- Given task -
Word for word, copy all the data and drop the pictures.
——————————
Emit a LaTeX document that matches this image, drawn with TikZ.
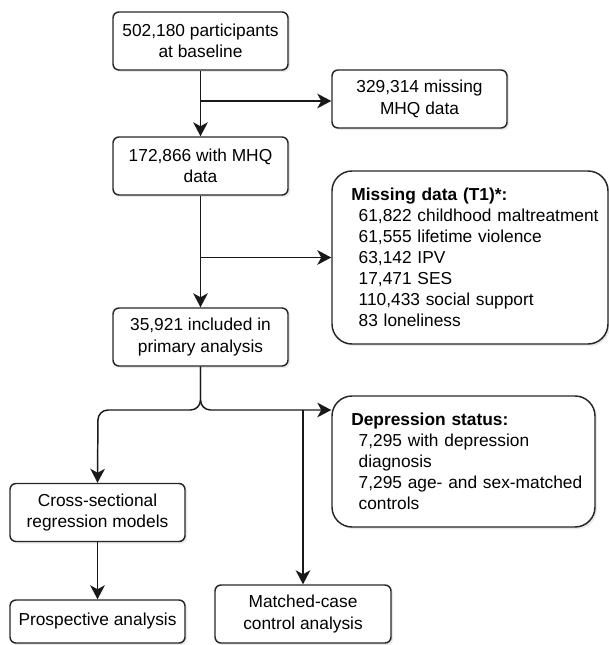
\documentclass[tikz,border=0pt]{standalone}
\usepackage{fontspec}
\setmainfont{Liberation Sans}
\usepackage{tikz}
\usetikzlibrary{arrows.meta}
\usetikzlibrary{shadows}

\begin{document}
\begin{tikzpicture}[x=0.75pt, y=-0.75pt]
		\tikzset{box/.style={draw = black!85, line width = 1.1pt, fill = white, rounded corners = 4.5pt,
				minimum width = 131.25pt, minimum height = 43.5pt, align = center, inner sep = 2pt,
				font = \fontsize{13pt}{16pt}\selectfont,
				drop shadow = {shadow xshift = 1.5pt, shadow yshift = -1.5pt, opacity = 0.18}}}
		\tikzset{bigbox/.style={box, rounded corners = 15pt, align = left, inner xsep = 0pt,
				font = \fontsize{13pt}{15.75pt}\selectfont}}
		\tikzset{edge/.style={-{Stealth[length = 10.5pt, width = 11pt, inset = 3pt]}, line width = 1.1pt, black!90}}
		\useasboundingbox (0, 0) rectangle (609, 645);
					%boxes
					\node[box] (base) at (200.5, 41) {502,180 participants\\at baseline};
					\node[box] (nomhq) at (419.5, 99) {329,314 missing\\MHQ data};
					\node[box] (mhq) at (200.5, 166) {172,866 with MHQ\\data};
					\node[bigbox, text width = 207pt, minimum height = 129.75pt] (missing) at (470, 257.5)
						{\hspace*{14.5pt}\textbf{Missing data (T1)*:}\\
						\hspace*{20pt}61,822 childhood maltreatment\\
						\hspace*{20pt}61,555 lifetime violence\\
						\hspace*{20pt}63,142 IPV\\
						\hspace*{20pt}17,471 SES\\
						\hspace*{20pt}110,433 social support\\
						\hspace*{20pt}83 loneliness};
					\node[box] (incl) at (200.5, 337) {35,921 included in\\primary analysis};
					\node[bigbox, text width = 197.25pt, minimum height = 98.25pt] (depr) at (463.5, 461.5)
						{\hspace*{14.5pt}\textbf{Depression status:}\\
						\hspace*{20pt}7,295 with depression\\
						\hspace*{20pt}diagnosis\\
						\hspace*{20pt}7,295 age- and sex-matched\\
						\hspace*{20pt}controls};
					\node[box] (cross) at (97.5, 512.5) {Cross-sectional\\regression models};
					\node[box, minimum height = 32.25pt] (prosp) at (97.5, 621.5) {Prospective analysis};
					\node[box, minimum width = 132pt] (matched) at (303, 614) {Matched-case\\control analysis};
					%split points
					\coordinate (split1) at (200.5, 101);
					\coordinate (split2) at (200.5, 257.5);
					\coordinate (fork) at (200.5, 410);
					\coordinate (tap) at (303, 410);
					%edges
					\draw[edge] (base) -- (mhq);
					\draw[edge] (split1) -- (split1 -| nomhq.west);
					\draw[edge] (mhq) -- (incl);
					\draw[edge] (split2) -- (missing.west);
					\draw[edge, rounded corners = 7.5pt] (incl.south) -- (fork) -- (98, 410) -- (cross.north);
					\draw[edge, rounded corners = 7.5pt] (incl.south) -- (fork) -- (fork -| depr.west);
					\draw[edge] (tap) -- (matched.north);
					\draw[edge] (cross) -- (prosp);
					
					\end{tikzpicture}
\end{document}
——————————
- Expected output -
Emit a LaTeX document that matches this image, drawn with TikZ.
\documentclass[tikz,border=0pt]{standalone}
\usepackage{fontspec}
\setmainfont{Liberation Sans}
\usepackage{tikz}
\usetikzlibrary{arrows.meta}
\usetikzlibrary{shadows}

\begin{document}
\begin{tikzpicture}[x=0.75pt, y=-0.75pt]
		\tikzset{box/.style={draw = black!85, line width = 1.1pt, fill = white, rounded corners = 4.5pt,
				minimum width = 131.25pt, minimum height = 43.5pt, align = center, inner sep = 2pt,
				font = \fontsize{13pt}{16pt}\selectfont,
				drop shadow = {shadow xshift = 1.5pt, shadow yshift = -1.5pt, opacity = 0.18}}}
		\tikzset{bigbox/.style={box, rounded corners = 15pt, align = left, inner xsep = 0pt,
				font = \fontsize{13pt}{15.75pt}\selectfont}}
		\tikzset{edge/.style={-{Stealth[length = 10.5pt, width = 11pt, inset = 3pt]}, line width = 1.1pt, black!90}}
		\useasboundingbox (0, 0) rectangle (609, 645);
					%boxes
					\node[box] (base) at (200.5, 41) {502,180 participants\\at baseline};
					\node[box] (nomhq) at (419.5, 99) {329,314 missing\\MHQ data};
					\node[box] (mhq) at (200.5, 166) {172,866 with MHQ\\data};
					\node[bigbox, text width = 207pt, minimum height = 129.75pt] (missing) at (470, 257.5)
						{\hspace*{14.5pt}\textbf{Missing data (T1)*:}\\
						\hspace*{20pt}61,822 childhood maltreatment\\
						\hspace*{20pt}61,555 lifetime violence\\
						\hspace*{20pt}63,142 IPV\\
						\hspace*{20pt}17,471 SES\\
						\hspace*{20pt}110,433 social support\\
						\hspace*{20pt}83 loneliness};
					\node[box] (incl) at (200.5, 337) {35,921 included in\\primary analysis};
					\node[bigbox, text width = 197.25pt, minimum height = 98.25pt] (depr) at (463.5, 461.5)
						{\hspace*{14.5pt}\textbf{Depression status:}\\
						\hspace*{20pt}7,295 with depression\\
						\hspace*{20pt}diagnosis\\
						\hspace*{20pt}7,295 age- and sex-matched\\
						\hspace*{20pt}controls};
					\node[box] (cross) at (97.5, 512.5) {Cross-sectional\\regression models};
					\node[box, minimum height = 32.25pt] (prosp) at (97.5, 621.5) {Prospective analysis};
					\node[box, minimum width = 132pt] (matched) at (303, 614) {Matched-case\\control analysis};
					%split points
					\coordinate (split1) at (200.5, 101);
					\coordinate (split2) at (200.5, 257.5);
					\coordinate (fork) at (200.5, 410);
					\coordinate (tap) at (303, 410);
					%edges
					\draw[edge] (base) -- (mhq);
					\draw[edge] (split1) -- (split1 -| nomhq.west);
					\draw[edge] (mhq) -- (incl);
					\draw[edge] (split2) -- (missing.west);
					\draw[edge, rounded corners = 7.5pt] (incl.south) -- (fork) -- (98, 410) -- (cross.north);
					\draw[edge, rounded corners = 7.5pt] (incl.south) -- (fork) -- (fork -| depr.west);
					\draw[edge] (tap) -- (matched.north);
					\draw[edge] (cross) -- (prosp);
					
					\end{tikzpicture}
\end{document}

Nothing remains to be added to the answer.